The Agriculture Minister didn’t stop there and according to the Times also is reported to have said “paying the entire severance amount was impossible” which seems to indicate that the administration hadn’t any intention to fully settle its indebtedness to the workers. We cannot help but wonder what the government had intended to do to the already beleaguered, now jobless, workers. Moreover, Minister Holder’s recent statements are also in complete contrast to what he said in the December 22, 2017 Guyana Chronicle. At that time, the Minister was quoted to have said “…the Ministry has an allocation for GuySuCo of $6.3B but other funds are supposed to be available through other avenues involving subsidies from the Ministry of Finance”. Was the Minister being less than honest when he spoke to the Chronicle back in December, 2017?
Then Minister Holder’s colleague, Minister of Natural Resources and AFC Leader Raphael Trotman, in the January 16, 2018 Stabroek News, is quoted as saying, “[W]e knew we had to pay severance, we just weren’t sure where it would come from”. The statement by the AFC leader leaves us in disbelief and causes us to wonder if this how the affairs of the state and the business of the people are managed. Clearly, the administration needs to do a better job at dotting its I’s and crossing its T’s. Also, Minister Trotman, in the Stabroek News report, in an effort to justify the unjustifiable said that government “…had to divert billions to readying both Lusignan and Camp Street [prisons]”. We recall on the evening of the catastrophic July, 2017 Camp Street Prison fire, Vice President and Minister of Public Security Khemraj Ramjattan, in seeking to explain away the incident, pointed to sums the administration directed to the sugar industry as a rationale for the prison blaze. Now the tables have turned and the prison is the cause for the workers being denied their legal entitlement.
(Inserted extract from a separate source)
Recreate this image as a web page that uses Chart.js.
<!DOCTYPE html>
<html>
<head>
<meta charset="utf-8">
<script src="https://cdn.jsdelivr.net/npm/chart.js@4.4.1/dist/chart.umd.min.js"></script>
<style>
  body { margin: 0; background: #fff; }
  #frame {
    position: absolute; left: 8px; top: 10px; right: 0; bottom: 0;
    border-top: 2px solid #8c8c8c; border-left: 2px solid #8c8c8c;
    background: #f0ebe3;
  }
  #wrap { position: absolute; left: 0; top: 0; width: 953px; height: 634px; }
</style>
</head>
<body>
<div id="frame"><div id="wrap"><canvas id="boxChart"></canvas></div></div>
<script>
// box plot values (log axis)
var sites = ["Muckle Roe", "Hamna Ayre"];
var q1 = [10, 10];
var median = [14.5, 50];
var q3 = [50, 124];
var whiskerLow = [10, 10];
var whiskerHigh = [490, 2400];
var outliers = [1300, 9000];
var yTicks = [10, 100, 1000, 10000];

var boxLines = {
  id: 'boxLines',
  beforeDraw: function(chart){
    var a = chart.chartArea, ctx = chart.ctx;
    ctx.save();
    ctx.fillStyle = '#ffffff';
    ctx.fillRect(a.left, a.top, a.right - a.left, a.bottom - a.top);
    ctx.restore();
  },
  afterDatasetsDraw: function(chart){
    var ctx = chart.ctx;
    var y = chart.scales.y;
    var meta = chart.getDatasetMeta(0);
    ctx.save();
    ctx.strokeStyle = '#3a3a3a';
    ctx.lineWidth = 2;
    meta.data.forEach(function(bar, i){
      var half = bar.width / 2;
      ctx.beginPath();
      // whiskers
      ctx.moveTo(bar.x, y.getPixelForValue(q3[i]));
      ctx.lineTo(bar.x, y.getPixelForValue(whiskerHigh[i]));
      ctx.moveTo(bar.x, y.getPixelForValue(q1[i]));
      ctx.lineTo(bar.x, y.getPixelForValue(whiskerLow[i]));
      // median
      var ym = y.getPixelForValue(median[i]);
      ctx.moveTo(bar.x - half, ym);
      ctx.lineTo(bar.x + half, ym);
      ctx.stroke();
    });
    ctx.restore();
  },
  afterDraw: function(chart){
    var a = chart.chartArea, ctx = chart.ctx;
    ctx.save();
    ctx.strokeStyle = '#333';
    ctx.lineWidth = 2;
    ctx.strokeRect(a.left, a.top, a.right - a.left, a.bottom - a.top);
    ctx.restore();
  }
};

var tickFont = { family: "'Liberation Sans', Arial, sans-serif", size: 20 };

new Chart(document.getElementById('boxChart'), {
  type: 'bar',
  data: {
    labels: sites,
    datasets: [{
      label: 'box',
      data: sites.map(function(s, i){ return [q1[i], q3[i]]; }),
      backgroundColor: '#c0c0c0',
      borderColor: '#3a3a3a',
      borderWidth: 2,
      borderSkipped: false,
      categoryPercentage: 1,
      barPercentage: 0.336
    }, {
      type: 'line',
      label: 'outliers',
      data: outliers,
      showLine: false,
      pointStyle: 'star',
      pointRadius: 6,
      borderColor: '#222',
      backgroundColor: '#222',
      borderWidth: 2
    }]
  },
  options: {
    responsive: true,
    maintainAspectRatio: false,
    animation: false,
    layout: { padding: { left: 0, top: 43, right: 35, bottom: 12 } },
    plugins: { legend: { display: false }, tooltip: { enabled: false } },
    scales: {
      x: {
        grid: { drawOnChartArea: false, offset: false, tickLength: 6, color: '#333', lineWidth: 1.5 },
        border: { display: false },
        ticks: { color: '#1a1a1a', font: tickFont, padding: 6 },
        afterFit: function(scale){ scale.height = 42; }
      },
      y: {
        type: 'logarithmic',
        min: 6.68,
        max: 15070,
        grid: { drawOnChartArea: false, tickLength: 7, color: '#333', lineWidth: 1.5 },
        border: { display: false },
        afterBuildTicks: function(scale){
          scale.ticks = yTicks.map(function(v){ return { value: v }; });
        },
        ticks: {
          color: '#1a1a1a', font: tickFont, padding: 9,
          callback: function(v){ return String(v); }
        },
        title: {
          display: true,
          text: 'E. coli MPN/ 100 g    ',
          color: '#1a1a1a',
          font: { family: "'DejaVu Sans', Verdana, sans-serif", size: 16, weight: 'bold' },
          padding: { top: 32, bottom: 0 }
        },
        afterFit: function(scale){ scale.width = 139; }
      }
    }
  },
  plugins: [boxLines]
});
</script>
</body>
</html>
Then Minister Trotman, in a report appearing on the NewsRoom newscast of January 16, 2018, also said “Guyana Sugar Corporation … should be paying the severance but the Government has taken up the responsibility to make the payments”. But the Minister while wanting to have the administration appearing to be benevolent seems to forget that the government approved the plans to shutter the estates and put the workers on the breadline. Further to that, GuySuCo is a state-owned enterprise and, therefore, the government has an obligation to the workers.
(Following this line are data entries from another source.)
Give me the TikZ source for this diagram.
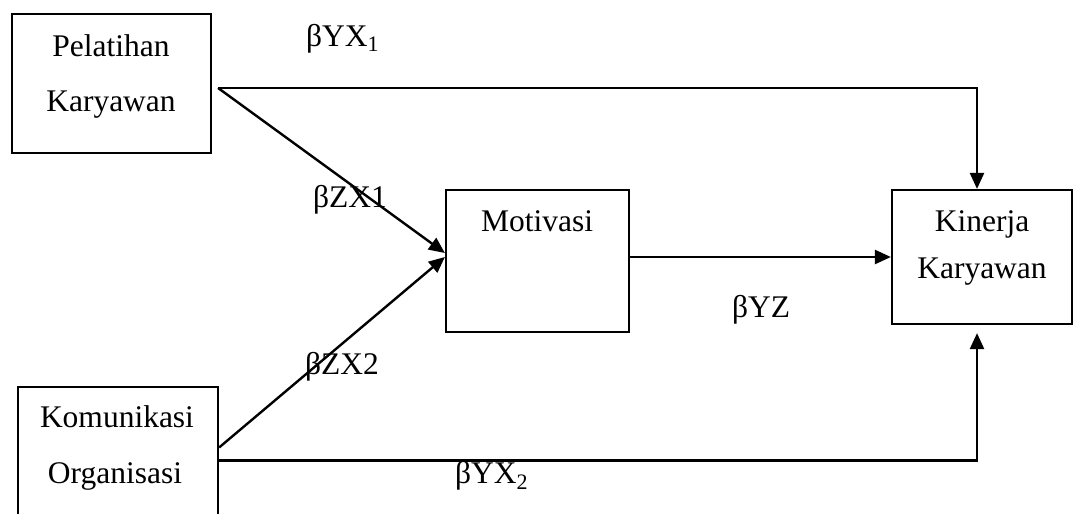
\documentclass[tikz,border=0pt]{standalone}
\usepackage{fontspec}
\setmainfont{Liberation Serif}
\usetikzlibrary{arrows.meta}
\begin{document}
\begin{tikzpicture}[x=1pt,y=-1pt,
  box/.style={draw,line width=2.2pt,inner sep=0pt,outer sep=1.1pt},
  txt/.style={font=\fontsize{31.5}{37}\selectfont,anchor=base,inner sep=0pt},
  lbl/.style={txt,anchor=base west},
  arr/.style={line width=2.4pt,-{Triangle[length=16pt,width=14pt]}},
  ln/.style={line width=2.4pt}]
\clip (0,0) rectangle (1074,514);
\fill[white] (0,0) rectangle (1074,514);
% boxes
\node[box,minimum width=199pt,minimum height=139pt] (P) at (111.5,83.5) {};
\node[box,minimum width=183pt,minimum height=142pt] (M) at (537.5,261) {};
\node[box,minimum width=180pt,minimum height=134pt] (K) at (982,257) {};
\node[box,minimum width=200pt,minimum height=146pt] (C) at (118,460) {};
% box texts
\node[txt] (p1) at (111,56) {Pelatihan};
\node[txt] (p2) at (111,111) {Karyawan};
\node[txt] (m1) at (537,231) {Motivasi};
\node[txt] (k1) at (982,231) {Kinerja};
\node[txt] (k2) at (982,278) {Karyawan};
\node[txt] (c1) at (117,427) {Komunikasi};
\node[txt] (c2) at (115,483) {Organisasi};
% labels
\node[lbl] (l1) at (306,46) {βYX\textsubscript{1}};
\node[lbl] (l2) at (313,207) {βZX1};
\node[lbl] (l3) at (305,374) {βZX2};
\node[lbl] (l4) at (732,317) {βYZ};
\node[lbl] (l5) at (455,483) {βYX\textsubscript{2}};
% connectors
\coordinate (pout) at ([xshift=6pt,yshift=-4.5pt]P.east);
\draw[arr] (pout) -| ([xshift=-5pt]K.north);
\draw[arr] (pout) -- ([yshift=8pt]M.west);
\draw[arr] ([yshift=12.5pt]C.east) -- ([yshift=4pt]M.west);
\draw[arr] ([yshift=4pt]M.east) -- (K.west);
\draw[arr] ([yshift=-0.5pt]C.east) -| ([xshift=-5pt,yshift=-8pt]K.south);
\end{tikzpicture}
\end{document}
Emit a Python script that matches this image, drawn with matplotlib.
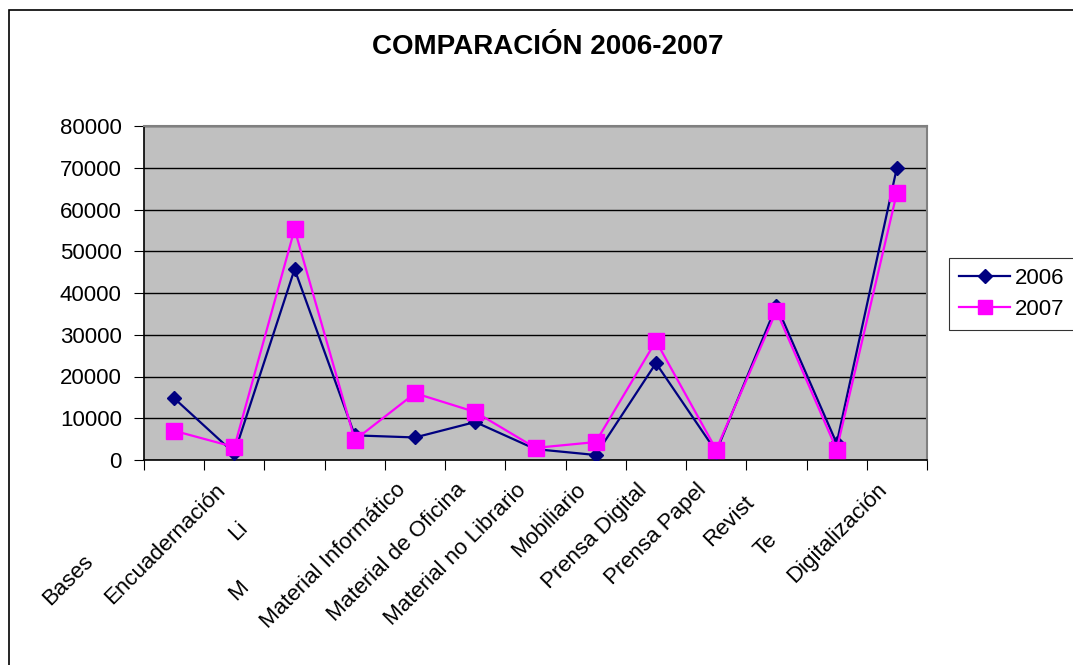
import matplotlib.pyplot as plt
import matplotlib.transforms as mtransforms
from matplotlib.patches import Rectangle
import numpy as np

plt.rcParams["font.family"] = ["Liberation Sans", "DejaVu Sans"]

# labels as they are visible in the picture (some are cut off)
categorias = ["Bases", "Encuadernación", "Li", "M", "Material Informático",
              "Material de Oficina", "Material no Librario", "Mobiliario",
              "Prensa Digital", "Prensa Papel", "Revist", "Te", "Digitalización"]
valores_2006 = [14800, 1600, 45700, 5900, 5400, 9100, 2600, 1200,
                23200, 2000, 37000, 4000, 70000]
valores_2007 = [7000, 3100, 55300, 4800, 16000, 11500, 2900, 4300,
                28500, 2500, 35700, 2500, 64000]
# cut-off labels sit further down-left along the diagonal (px)
desplazamiento = [101, 0, 53, 137, 0, 0, 0, 0, 0, 0, 18, 70, 0]

fig = plt.figure(figsize=(10.73, 6.65), dpi=100)
fig.patches.append(Rectangle((9 / 1073, -0.1), 1.2, 1 - 10 / 665 + 0.1,
                             transform=fig.transFigure, fill=False,
                             edgecolor="black", linewidth=1.2))

ax = fig.add_axes([144 / 1073, (665 - 460) / 665, (927 - 144) / 1073,
                   (460 - 126) / 665])
ax.set_facecolor("#C0C0C0")

x = np.arange(1, len(categorias) + 1)
ax.plot(x, valores_2006, color="#000080", marker="D", markersize=7.5,
        linewidth=1.6, label="2006", zorder=3)
ax.plot(x, valores_2007, color="#FF00FF", marker="s", markersize=11.5,
        linewidth=1.6, label="2007", zorder=4)

ax.set_xlim(0.5, len(categorias) + 0.5)
ax.set_ylim(0, 80000)
ax.set_yticks(np.arange(0, 80001, 10000))
ax.yaxis.grid(True, color="black", linewidth=1)
ax.set_axisbelow(True)

ax.set_xticks(np.arange(0.5, len(categorias) + 1, 1))
ax.set_xticklabels([])
ax.set_xticks(x, minor=True)
ax.set_xticklabels(categorias, minor=True, rotation=45, ha="right",
                   va="top", rotation_mode="anchor")
ax.tick_params(axis="x", which="minor", length=0, pad=14, labelsize=16)
ax.tick_params(axis="x", which="major", length=7, direction="out",
               color="black")
ax.tick_params(axis="y", length=7, labelsize=16, pad=9)

for lab, d in zip(ax.get_xticklabels(minor=True), desplazamiento):
    dx = -20 - d / np.sqrt(2)
    dy = 0 - d / np.sqrt(2)
    off = mtransforms.ScaledTranslation(dx / 100, dy / 100, fig.dpi_scale_trans)
    lab.set_transform(lab.get_transform() + off)

for s in ["top", "right"]:
    ax.spines[s].set_color("#808080")
    ax.spines[s].set_linewidth(1.5)
for s in ["left", "bottom"]:
    ax.spines[s].set_color("black")
    ax.spines[s].set_linewidth(1.2)

fig.text(548 / 1073, 1 - 47 / 665, "COMPARACIÓN 2006-2007", ha="center",
         va="center", fontsize=20, fontweight="bold")

leg = ax.legend(loc="upper left", bbox_to_anchor=(949 / 1073, 1 - 258 / 665),
                bbox_transform=fig.transFigure, fontsize=16, frameon=True,
                fancybox=False, edgecolor="black", borderpad=0.45,
                handlelength=2.3, handletextpad=0.2, labelspacing=0.45,
                borderaxespad=0, markerscale=0.9)
leg.get_frame().set_linewidth(0.8)

fig.savefig("out.png", dpi=100)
That newscast also reported Minister Holder as saying “…that the sugar workers may prefer to receive their severance in instalments so that they will not be tempted to spend it all out at once”. It seems Minister Holder perched atop his ivory tower is unaware of the realities and difficulties the workers face. Certainly, had they desired their payments in increments they would have so expressed that desire. Moreover, how does the Minister explain the workers’ very vocal demands to receive their payments in one instalment? What is more worrying though, is that the Minister seems to say that the workers need to contend with their severance monies for some period as they have no other income to look forward to. That, if it is so, seems to indicate that no accommodation whatsoever has been made by the coalition government to address the gainful employment of the displaced workers.
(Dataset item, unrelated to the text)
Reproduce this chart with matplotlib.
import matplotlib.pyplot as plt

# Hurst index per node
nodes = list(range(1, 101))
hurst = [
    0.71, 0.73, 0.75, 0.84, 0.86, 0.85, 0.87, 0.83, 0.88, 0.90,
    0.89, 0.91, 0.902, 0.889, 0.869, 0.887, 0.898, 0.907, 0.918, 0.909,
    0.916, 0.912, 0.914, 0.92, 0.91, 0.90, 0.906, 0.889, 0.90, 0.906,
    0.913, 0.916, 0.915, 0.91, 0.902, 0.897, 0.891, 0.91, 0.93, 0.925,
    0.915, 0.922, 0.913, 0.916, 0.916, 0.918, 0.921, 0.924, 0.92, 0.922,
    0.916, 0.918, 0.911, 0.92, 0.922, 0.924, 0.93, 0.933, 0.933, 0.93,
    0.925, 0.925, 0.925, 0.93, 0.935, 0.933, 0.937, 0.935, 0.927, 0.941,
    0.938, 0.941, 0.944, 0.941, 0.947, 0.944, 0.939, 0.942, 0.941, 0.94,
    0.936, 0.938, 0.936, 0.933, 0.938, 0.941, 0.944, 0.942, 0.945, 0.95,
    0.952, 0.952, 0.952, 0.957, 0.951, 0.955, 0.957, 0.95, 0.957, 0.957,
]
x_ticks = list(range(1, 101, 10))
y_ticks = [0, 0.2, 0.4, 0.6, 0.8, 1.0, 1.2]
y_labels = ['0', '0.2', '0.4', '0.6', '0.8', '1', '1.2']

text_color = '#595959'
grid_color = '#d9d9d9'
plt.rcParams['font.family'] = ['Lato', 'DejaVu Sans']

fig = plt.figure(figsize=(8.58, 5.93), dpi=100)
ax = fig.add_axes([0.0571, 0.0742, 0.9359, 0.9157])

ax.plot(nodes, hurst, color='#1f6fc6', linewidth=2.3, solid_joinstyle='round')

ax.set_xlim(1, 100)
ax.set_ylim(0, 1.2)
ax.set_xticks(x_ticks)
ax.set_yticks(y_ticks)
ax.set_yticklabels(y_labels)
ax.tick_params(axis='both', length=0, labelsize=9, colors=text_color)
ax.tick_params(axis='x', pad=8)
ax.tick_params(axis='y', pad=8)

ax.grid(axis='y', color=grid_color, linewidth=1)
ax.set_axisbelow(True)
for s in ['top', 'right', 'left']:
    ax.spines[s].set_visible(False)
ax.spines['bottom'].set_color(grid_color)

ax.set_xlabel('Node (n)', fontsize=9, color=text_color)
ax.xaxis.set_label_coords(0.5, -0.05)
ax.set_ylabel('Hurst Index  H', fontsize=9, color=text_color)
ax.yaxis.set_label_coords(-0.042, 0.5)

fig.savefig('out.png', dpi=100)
At this time, the GAWU recalls that the AFC in a statement issued, on December 7, 2017 said, among other things, that “[t]he Party insists that as per the requirements in law, severance must be in place”. Based on the now admissions by the AFC leaders who are also Cabinet members, they were well aware that the call issued in their statement was utterly wrong and, therefore, participated actively to mislead and hoodwink the Guyanese people and more so the thousands in the sugar belt who are affected by the callous and cruel plans to minimize the sugar industry.
For the GAWU, it is disheartening also to recognize that the AFC’s press conference took place on the same day that the world took time to pause and reflect on the life and work of Dr Martin Luther King, whose advocacy on behalf of the downtrodden is well known and which serves as an inspiration for the working and oppressed people of the world.